- Your task
Nothing beyond the line containing "unforced_amp = [0.65]" is to be printed; print exactly each line from the start of the records below through that line, leaving out pictures.

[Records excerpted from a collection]
----------

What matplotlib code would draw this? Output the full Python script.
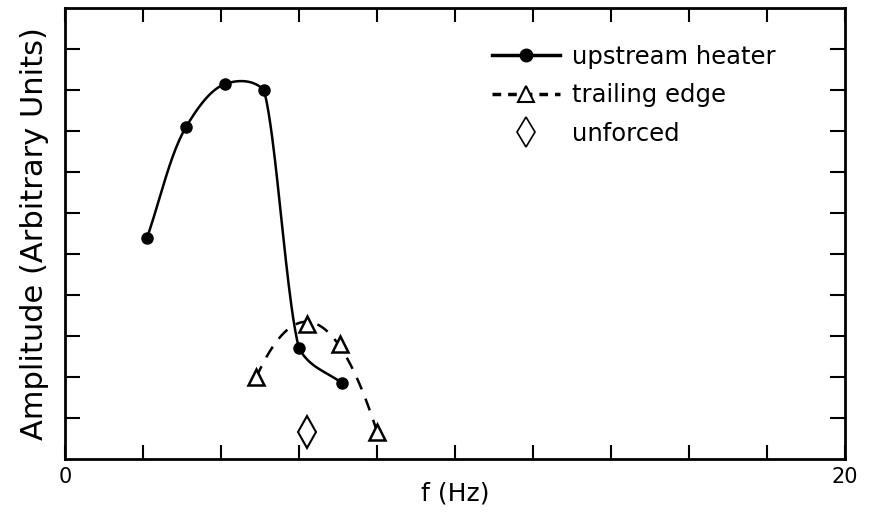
import numpy as np
import matplotlib
matplotlib.use('Agg')
import matplotlib.pyplot as plt

# values
heater_f = [2.1, 3.1, 4.1, 5.1, 6.0, 7.1]
heater_amp = [5.4, 8.1, 9.15, 9.0, 2.7, 1.85]

trailing_f = [4.9, 6.2, 7.05, 8.0]
trailing_amp = [2.0, 3.3, 2.8, 0.65]

unforced_f = [6.2]
unforced_amp = [0.65]


def smooth_curve(xs, ys, alphas, n=40):
    # catmull-rom, knot spacing chosen per segment (0 uniform, 0.5 centripetal)
    P = np.column_stack([xs, ys]).astype(float)
    P = np.vstack([2 * P[0] - P[1], P, 2 * P[-1] - P[-2]])
    pts = []
    for i in range(1, len(P) - 2):
        a = alphas[i - 1]
        p0, p1, p2, p3 = P[i - 1], P[i], P[i + 1], P[i + 2]
        t0 = 0.0
        t1 = t0 + np.linalg.norm(p1 - p0) ** a
        t2 = t1 + np.linalg.norm(p2 - p1) ** a
        t3 = t2 + np.linalg.norm(p3 - p2) ** a
        t = np.linspace(t1, t2, n)[:, None]
        a1 = (t1 - t) / (t1 - t0) * p0 + (t - t0) / (t1 - t0) * p1
        a2 = (t2 - t) / (t2 - t1) * p1 + (t - t1) / (t2 - t1) * p2
        a3 = (t3 - t) / (t3 - t2) * p2 + (t - t2) / (t3 - t2) * p3
        b1 = (t2 - t) / (t2 - t0) * a1 + (t - t0) / (t2 - t0) * a2
        b2 = (t3 - t) / (t3 - t1) * a2 + (t - t1) / (t3 - t1) * a3
        pts.append((t2 - t) / (t2 - t1) * b1 + (t - t1) / (t2 - t1) * b2)
    pts = np.vstack(pts)
    return pts[:, 0], pts[:, 1]


def main():
    fig = plt.figure(figsize=(8.69, 5.14), dpi=100)
    ax = fig.add_axes([0.075, 0.107, 0.897, 0.877])

    hx, hy = smooth_curve(heater_f, heater_amp, [0.5, 0.5, 0.5, 0.0, 0.5])
    ax.plot(hx, hy, color='black', lw=1.8)
    ax.plot(heater_f, heater_amp, 'o', color='black', ms=8)

    coef = np.polyfit(trailing_f, trailing_amp, 2)
    tx = np.linspace(trailing_f[0], trailing_f[-1], 200)
    ax.plot(tx, np.polyval(coef, tx), color='black', lw=1.8, ls=(0, (5, 4)))
    ax.plot(trailing_f, trailing_amp, '^', mfc='white', mec='black', mew=1.8, ms=12)

    ax.plot(unforced_f, unforced_amp, 'd', mfc='white', mec='black', mew=1.5, ms=16)

    # legend proxies
    ax.plot([], [], '-o', color='black', lw=2.5, ms=9, label='upstream heater')
    ax.plot([], [], '^', ls=(0, (2.5, 2)), color='black', mfc='white', mew=1.5,
            ms=11, lw=2.5, label='trailing edge')
    ax.plot([], [], 'd', mfc='white', mec='black', mew=1.2, ms=15, ls='none',
            label='unforced')
    handles, labels = ax.get_legend_handles_labels()
    ax.legend(handles[-3:], labels[-3:], loc='upper right', frameon=False,
              bbox_to_anchor=(0.94, 0.968), fontsize=17.5, handlelength=2.8,
              labelspacing=0.6, handletextpad=0.5)

    ax.set_xlim(0, 20)
    ax.set_ylim(0, 11)
    ax.set_xticks(np.arange(0, 21, 2))
    ax.set_xticklabels(['0'] + [''] * 9 + ['20'])
    ax.set_yticks(np.arange(1, 11))
    ax.set_yticklabels([])
    ax.tick_params(direction='in', length=10, width=1.5, top=True, right=True,
                   labelsize=15, pad=6)
    ax.tick_params(axis='y', which='major', length=11)
    for s in ax.spines.values():
        s.set_linewidth(2)
    ax.set_xlabel('f (Hz)', fontsize=18, labelpad=-4)
    ax.set_ylabel('Amplitude (Arbitrary Units)', fontsize=22, labelpad=6)

    fig.savefig('out.png', dpi=100)


if __name__ == '__main__':
    main()
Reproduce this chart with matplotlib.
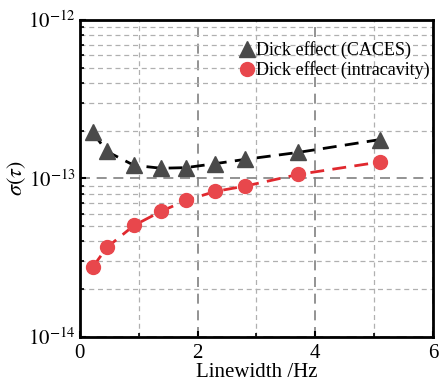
import numpy as np
import matplotlib
matplotlib.use("Agg")
import matplotlib.pyplot as plt
from matplotlib.ticker import FixedLocator, NullFormatter, MultipleLocator

# Data
lw_caces = [0.22, 0.46, 0.92, 1.38, 1.80, 2.30, 2.81, 3.71, 5.10]
sig_caces = [1.95e-13, 1.48e-13, 1.21e-13, 1.16e-13, 1.17e-13, 1.24e-13, 1.32e-13, 1.46e-13, 1.76e-13]
lw_intra = [0.22, 0.46, 0.92, 1.38, 1.80, 2.30, 2.81, 3.71, 5.10]
sig_intra = [2.76e-14, 3.67e-14, 5.05e-14, 6.2e-14, 7.26e-14, 8.28e-14, 8.95e-14, 1.06e-13, 1.27e-13]
labels = ["Dick effect (CACES)", "Dick effect (intracavity)"]
y_major = [1e-14, 1e-13, 1e-12]
y_tick_labels = [r'$10^{-14}$', r'$10^{-13}$', r'$10^{-12}$']
x_major = [0, 2, 4, 6]

plt.rcParams['font.family'] = ['Liberation Serif', 'DejaVu Serif']
plt.rcParams['mathtext.fontset'] = 'stix'

fig = plt.figure(figsize=(4.41, 3.85), dpi=100)
ax = fig.add_axes([0.181, 0.125, 0.801, 0.823])

ax.plot(lw_caces, sig_caces, color='black', lw=2, ls=(0, (5, 3)), zorder=3)
ax.plot(lw_intra, sig_intra, color='#e0282e', lw=2, ls=(0, (5, 3)), zorder=3)

ax.plot(lw_caces, sig_caces, ls='none', marker='^', ms=11, color='#4a4a4a',
        label=labels[0], zorder=4)
ax.plot(lw_intra, sig_intra, ls='none', marker='o', ms=10, color='#e8474c',
        label=labels[1], zorder=4)

ax.set_yscale('log')
ax.set_xlim(0, 6)
ax.set_ylim(1e-14, 1e-12)
ax.set_xticks(x_major)
ax.xaxis.set_minor_locator(MultipleLocator(1))
ax.set_yticks(y_major)
ax.set_yticklabels(y_tick_labels)
minors = [m * d for d in (1e-14, 1e-13) for m in range(2, 10)]
ax.yaxis.set_minor_locator(FixedLocator(minors))
ax.yaxis.set_minor_formatter(NullFormatter())

ax.grid(True, which='major', color='#808080', ls=(0, (6, 4)), lw=1.2)
ax.grid(True, which='minor', color='#b0b0b0', ls=(0, (4, 3)), lw=0.9)
ax.set_axisbelow(True)

for s in ax.spines.values():
    s.set_linewidth(2)
ax.tick_params(which='both', direction='in', labelsize=15)
ax.tick_params(which='major', length=4, width=1.5)
ax.tick_params(which='minor', length=3, width=1.2)
ax.tick_params(axis='x', pad=5)
ax.tick_params(axis='y', pad=3)

ax.set_xlabel('Linewidth /Hz', fontsize=15, labelpad=0)
ax.set_ylabel(r'$\sigma(\tau)$', fontsize=16, labelpad=0)

leg = ax.legend(loc='upper right', frameon=False, fontsize=13, handletextpad=0.0,
                handlelength=1.1, borderaxespad=0.0, labelspacing=0.1,
                bbox_to_anchor=(1.012, 0.955))

fig.savefig('out.png', dpi=100)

----------

- Answer to this task
What matplotlib code would draw this? Output the full Python script.
import numpy as np
import matplotlib
matplotlib.use('Agg')
import matplotlib.pyplot as plt

# values
heater_f = [2.1, 3.1, 4.1, 5.1, 6.0, 7.1]
heater_amp = [5.4, 8.1, 9.15, 9.0, 2.7, 1.85]

trailing_f = [4.9, 6.2, 7.05, 8.0]
trailing_amp = [2.0, 3.3, 2.8, 0.65]

unforced_f = [6.2]
unforced_amp = [0.65]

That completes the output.